Job: Output the data exactly, with every line intact.

Data provided:
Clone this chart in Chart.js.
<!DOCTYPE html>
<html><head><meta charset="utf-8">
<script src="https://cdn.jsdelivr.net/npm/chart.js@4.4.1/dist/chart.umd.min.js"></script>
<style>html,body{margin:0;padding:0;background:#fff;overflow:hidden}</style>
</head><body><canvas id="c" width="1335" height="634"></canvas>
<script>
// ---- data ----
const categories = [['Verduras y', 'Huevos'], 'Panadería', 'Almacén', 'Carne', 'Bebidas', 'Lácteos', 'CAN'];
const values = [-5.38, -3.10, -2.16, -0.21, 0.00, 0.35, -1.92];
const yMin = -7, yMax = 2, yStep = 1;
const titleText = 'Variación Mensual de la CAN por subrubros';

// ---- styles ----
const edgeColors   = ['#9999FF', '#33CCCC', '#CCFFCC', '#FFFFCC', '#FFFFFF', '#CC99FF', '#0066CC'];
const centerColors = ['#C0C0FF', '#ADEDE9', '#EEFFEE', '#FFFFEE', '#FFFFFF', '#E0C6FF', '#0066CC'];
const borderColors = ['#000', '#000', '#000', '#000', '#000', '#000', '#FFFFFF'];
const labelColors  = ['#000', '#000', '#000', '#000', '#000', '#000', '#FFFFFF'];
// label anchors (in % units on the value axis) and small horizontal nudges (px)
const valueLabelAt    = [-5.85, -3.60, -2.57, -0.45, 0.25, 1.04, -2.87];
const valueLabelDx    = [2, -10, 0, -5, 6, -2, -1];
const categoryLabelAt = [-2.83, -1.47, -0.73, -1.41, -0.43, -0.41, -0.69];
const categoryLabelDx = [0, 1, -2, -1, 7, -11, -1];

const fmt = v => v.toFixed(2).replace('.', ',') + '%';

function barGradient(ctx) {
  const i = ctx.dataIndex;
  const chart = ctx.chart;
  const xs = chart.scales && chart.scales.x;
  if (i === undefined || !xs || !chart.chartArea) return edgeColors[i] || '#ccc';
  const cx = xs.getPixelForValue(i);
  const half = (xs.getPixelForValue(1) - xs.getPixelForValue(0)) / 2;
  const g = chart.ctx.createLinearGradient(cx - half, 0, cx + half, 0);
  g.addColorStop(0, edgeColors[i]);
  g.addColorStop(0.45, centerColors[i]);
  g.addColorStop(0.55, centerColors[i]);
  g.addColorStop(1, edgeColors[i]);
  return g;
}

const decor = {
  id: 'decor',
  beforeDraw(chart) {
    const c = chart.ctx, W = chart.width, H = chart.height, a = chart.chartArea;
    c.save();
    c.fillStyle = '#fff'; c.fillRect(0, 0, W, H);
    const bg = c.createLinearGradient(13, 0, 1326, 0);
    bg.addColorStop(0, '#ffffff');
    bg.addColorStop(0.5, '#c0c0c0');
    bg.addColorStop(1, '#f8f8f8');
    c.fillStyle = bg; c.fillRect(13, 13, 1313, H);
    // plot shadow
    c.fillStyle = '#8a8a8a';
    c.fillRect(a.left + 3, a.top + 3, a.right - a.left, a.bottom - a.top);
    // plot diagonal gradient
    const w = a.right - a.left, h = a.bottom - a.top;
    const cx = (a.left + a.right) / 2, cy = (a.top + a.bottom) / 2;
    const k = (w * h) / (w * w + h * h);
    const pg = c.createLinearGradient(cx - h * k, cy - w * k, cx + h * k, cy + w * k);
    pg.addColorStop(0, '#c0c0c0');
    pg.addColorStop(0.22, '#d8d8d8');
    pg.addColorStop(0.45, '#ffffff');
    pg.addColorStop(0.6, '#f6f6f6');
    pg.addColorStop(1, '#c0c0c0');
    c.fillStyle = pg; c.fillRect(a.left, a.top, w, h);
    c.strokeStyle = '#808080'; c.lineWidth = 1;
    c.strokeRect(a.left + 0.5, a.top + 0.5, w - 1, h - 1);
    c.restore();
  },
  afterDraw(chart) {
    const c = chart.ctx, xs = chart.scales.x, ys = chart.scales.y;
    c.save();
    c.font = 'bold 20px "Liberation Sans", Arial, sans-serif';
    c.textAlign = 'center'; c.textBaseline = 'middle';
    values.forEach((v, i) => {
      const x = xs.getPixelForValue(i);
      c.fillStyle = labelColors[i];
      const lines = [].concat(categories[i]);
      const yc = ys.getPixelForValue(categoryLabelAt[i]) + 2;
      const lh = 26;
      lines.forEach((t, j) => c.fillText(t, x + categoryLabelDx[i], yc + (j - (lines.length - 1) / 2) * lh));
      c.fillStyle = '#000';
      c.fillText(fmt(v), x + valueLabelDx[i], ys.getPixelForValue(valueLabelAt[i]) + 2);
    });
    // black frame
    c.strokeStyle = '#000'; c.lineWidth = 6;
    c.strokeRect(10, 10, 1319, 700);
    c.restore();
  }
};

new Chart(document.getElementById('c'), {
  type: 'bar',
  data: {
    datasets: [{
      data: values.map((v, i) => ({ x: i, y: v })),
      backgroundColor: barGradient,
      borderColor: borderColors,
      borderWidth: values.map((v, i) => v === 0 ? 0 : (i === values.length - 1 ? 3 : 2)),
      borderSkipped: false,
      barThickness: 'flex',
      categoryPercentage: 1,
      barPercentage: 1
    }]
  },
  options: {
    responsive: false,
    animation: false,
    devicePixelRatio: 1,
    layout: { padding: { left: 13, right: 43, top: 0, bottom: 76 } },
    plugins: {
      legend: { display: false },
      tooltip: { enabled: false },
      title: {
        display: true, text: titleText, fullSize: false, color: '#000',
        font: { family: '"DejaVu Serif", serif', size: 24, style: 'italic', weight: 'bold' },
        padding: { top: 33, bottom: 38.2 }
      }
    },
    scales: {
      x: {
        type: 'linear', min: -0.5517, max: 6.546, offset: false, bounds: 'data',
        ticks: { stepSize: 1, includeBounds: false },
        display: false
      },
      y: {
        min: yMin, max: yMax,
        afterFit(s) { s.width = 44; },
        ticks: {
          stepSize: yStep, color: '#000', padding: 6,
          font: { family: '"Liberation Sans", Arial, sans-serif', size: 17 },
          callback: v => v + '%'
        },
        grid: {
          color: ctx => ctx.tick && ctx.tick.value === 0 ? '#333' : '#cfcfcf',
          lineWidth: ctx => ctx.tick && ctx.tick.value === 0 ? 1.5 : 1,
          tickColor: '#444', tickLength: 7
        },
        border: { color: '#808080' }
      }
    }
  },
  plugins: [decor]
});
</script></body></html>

Written solution:
Clone this chart in Chart.js.
<!DOCTYPE html>
<html><head><meta charset="utf-8">
<script src="https://cdn.jsdelivr.net/npm/chart.js@4.4.1/dist/chart.umd.min.js"></script>
<style>html,body{margin:0;padding:0;background:#fff;overflow:hidden}</style>
</head><body><canvas id="c" width="1335" height="634"></canvas>
<script>
// ---- data ----
const categories = [['Verduras y', 'Huevos'], 'Panadería', 'Almacén', 'Carne', 'Bebidas', 'Lácteos', 'CAN'];
const values = [-5.38, -3.10, -2.16, -0.21, 0.00, 0.35, -1.92];
const yMin = -7, yMax = 2, yStep = 1;
const titleText = 'Variación Mensual de la CAN por subrubros';

// ---- styles ----
const edgeColors   = ['#9999FF', '#33CCCC', '#CCFFCC', '#FFFFCC', '#FFFFFF', '#CC99FF', '#0066CC'];
const centerColors = ['#C0C0FF', '#ADEDE9', '#EEFFEE', '#FFFFEE', '#FFFFFF', '#E0C6FF', '#0066CC'];
const borderColors = ['#000', '#000', '#000', '#000', '#000', '#000', '#FFFFFF'];
const labelColors  = ['#000', '#000', '#000', '#000', '#000', '#000', '#FFFFFF'];
// label anchors (in % units on the value axis) and small horizontal nudges (px)
const valueLabelAt    = [-5.85, -3.60, -2.57, -0.45, 0.25, 1.04, -2.87];
const valueLabelDx    = [2, -10, 0, -5, 6, -2, -1];
const categoryLabelAt = [-2.83, -1.47, -0.73, -1.41, -0.43, -0.41, -0.69];
const categoryLabelDx = [0, 1, -2, -1, 7, -11, -1];

const fmt = v => v.toFixed(2).replace('.', ',') + '%';

function barGradient(ctx) {
  const i = ctx.dataIndex;
  const chart = ctx.chart;
  const xs = chart.scales && chart.scales.x;
  if (i === undefined || !xs || !chart.chartArea) return edgeColors[i] || '#ccc';
  const cx = xs.getPixelForValue(i);
  const half = (xs.getPixelForValue(1) - xs.getPixelForValue(0)) / 2;
  const g = chart.ctx.createLinearGradient(cx - half, 0, cx + half, 0);
  g.addColorStop(0, edgeColors[i]);
  g.addColorStop(0.45, centerColors[i]);
  g.addColorStop(0.55, centerColors[i]);
  g.addColorStop(1, edgeColors[i]);
  return g;
}

const decor = {
  id: 'decor',
  beforeDraw(chart) {
    const c = chart.ctx, W = chart.width, H = chart.height, a = chart.chartArea;
    c.save();
    c.fillStyle = '#fff'; c.fillRect(0, 0, W, H);
    const bg = c.createLinearGradient(13, 0, 1326, 0);
    bg.addColorStop(0, '#ffffff');
    bg.addColorStop(0.5, '#c0c0c0');
    bg.addColorStop(1, '#f8f8f8');
    c.fillStyle = bg; c.fillRect(13, 13, 1313, H);
    // plot shadow
    c.fillStyle = '#8a8a8a';
    c.fillRect(a.left + 3, a.top + 3, a.right - a.left, a.bottom - a.top);
    // plot diagonal gradient
    const w = a.right - a.left, h = a.bottom - a.top;
    const cx = (a.left + a.right) / 2, cy = (a.top + a.bottom) / 2;
    const k = (w * h) / (w * w + h * h);
    const pg = c.createLinearGradient(cx - h * k, cy - w * k, cx + h * k, cy + w * k);
    pg.addColorStop(0, '#c0c0c0');
    pg.addColorStop(0.22, '#d8d8d8');
    pg.addColorStop(0.45, '#ffffff');
    pg.addColorStop(0.6, '#f6f6f6');
    pg.addColorStop(1, '#c0c0c0');
    c.fillStyle = pg; c.fillRect(a.left, a.top, w, h);
    c.strokeStyle = '#808080'; c.lineWidth = 1;
    c.strokeRect(a.left + 0.5, a.top + 0.5, w - 1, h - 1);
    c.restore();
  },
  afterDraw(chart) {
    const c = chart.ctx, xs = chart.scales.x, ys = chart.scales.y;
    c.save();
    c.font = 'bold 20px "Liberation Sans", Arial, sans-serif';
    c.textAlign = 'center'; c.textBaseline = 'middle';
    values.forEach((v, i) => {
      const x = xs.getPixelForValue(i);
      c.fillStyle = labelColors[i];
      const lines = [].concat(categories[i]);
      const yc = ys.getPixelForValue(categoryLabelAt[i]) + 2;
      const lh = 26;
      lines.forEach((t, j) => c.fillText(t, x + categoryLabelDx[i], yc + (j - (lines.length - 1) / 2) * lh));
      c.fillStyle = '#000';
      c.fillText(fmt(v), x + valueLabelDx[i], ys.getPixelForValue(valueLabelAt[i]) + 2);
    });
    // black frame
    c.strokeStyle = '#000'; c.lineWidth = 6;
    c.strokeRect(10, 10, 1319, 700);
    c.restore();
  }
};

new Chart(document.getElementById('c'), {
  type: 'bar',
  data: {
    datasets: [{
      data: values.map((v, i) => ({ x: i, y: v })),
      backgroundColor: barGradient,
      borderColor: borderColors,
      borderWidth: values.map((v, i) => v === 0 ? 0 : (i === values.length - 1 ? 3 : 2)),
      borderSkipped: false,
      barThickness: 'flex',
      categoryPercentage: 1,
      barPercentage: 1
    }]
  },
  options: {
    responsive: false,
    animation: false,
    devicePixelRatio: 1,
    layout: { padding: { left: 13, right: 43, top: 0, bottom: 76 } },
    plugins: {
      legend: { display: false },
      tooltip: { enabled: false },
      title: {
        display: true, text: titleText, fullSize: false, color: '#000',
        font: { family: '"DejaVu Serif", serif', size: 24, style: 'italic', weight: 'bold' },
        padding: { top: 33, bottom: 38.2 }
      }
    },
    scales: {
      x: {
        type: 'linear', min: -0.5517, max: 6.546, offset: false, bounds: 'data',
        ticks: { stepSize: 1, includeBounds: false },
        display: false
      },
      y: {
        min: yMin, max: yMax,
        afterFit(s) { s.width = 44; },
        ticks: {
          stepSize: yStep, color: '#000', padding: 6,
          font: { family: '"Liberation Sans", Arial, sans-serif', size: 17 },
          callback: v => v + '%'
        },
        grid: {
          color: ctx => ctx.tick && ctx.tick.value === 0 ? '#333' : '#cfcfcf',
          lineWidth: ctx => ctx.tick && ctx.tick.value === 0 ? 1.5 : 1,
          tickColor: '#444', tickLength: 7
        },
        border: { color: '#808080' }
      }
    }
  },
  plugins: [decor]
});
</script></body></html>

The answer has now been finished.